Я никак не мог понять, как это Шляга, возглавляющий управление, работающее на правах военного отдела ЦК КПСС, оказался выведенным из игры? Что стояло за всем этим? Недоверие? Сверхзасекреченность? Перестраховка?

Один из вариантов листовки было поручено писать моему другу, работавшему в то время в группе референтов начальника ГВПУ. Он рассказывал мне вот о чем…

ИСПОВЕДЬ ГЛАВПУРОВЦА

«Помню, Шляга посоветовал:

— Надо написать листовку так, чтобы самому малообразованному солдату стало ясно, что происходит и как надо действовать.
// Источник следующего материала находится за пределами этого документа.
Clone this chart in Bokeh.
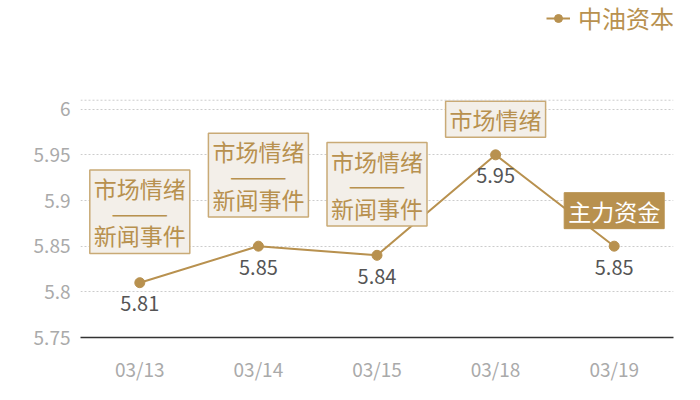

Я возвратился в свой кабинет и попросил юриста дать мне текст Закона о чрезвычайном положении и подключиться к работе над листовкой. Юрист-подполковник в неожиданно резкой форме отказался. Это было что-то беспрецедентное. Я поинтересовался причинами отказа. Он подошел к окну, выходящему на Калининский проспект, отодвинул штору и зло сказал:

— Покажите мне массовые беспорядки, при которых по закону войска могут вводиться в Москву. Их нет. Что же говорить солдату?

Через час порученец начальника ГлавпПУРа сообщил мне, что листовка уже не нужна. Вместо нее решили раздать войскам обращение ГКЧП к народу. Это обращение почему-то не разошлось. Гора пачек так и осталась лежать в приемной бывшего секретаря Всеармейского парткома генерала Михаила Суркова.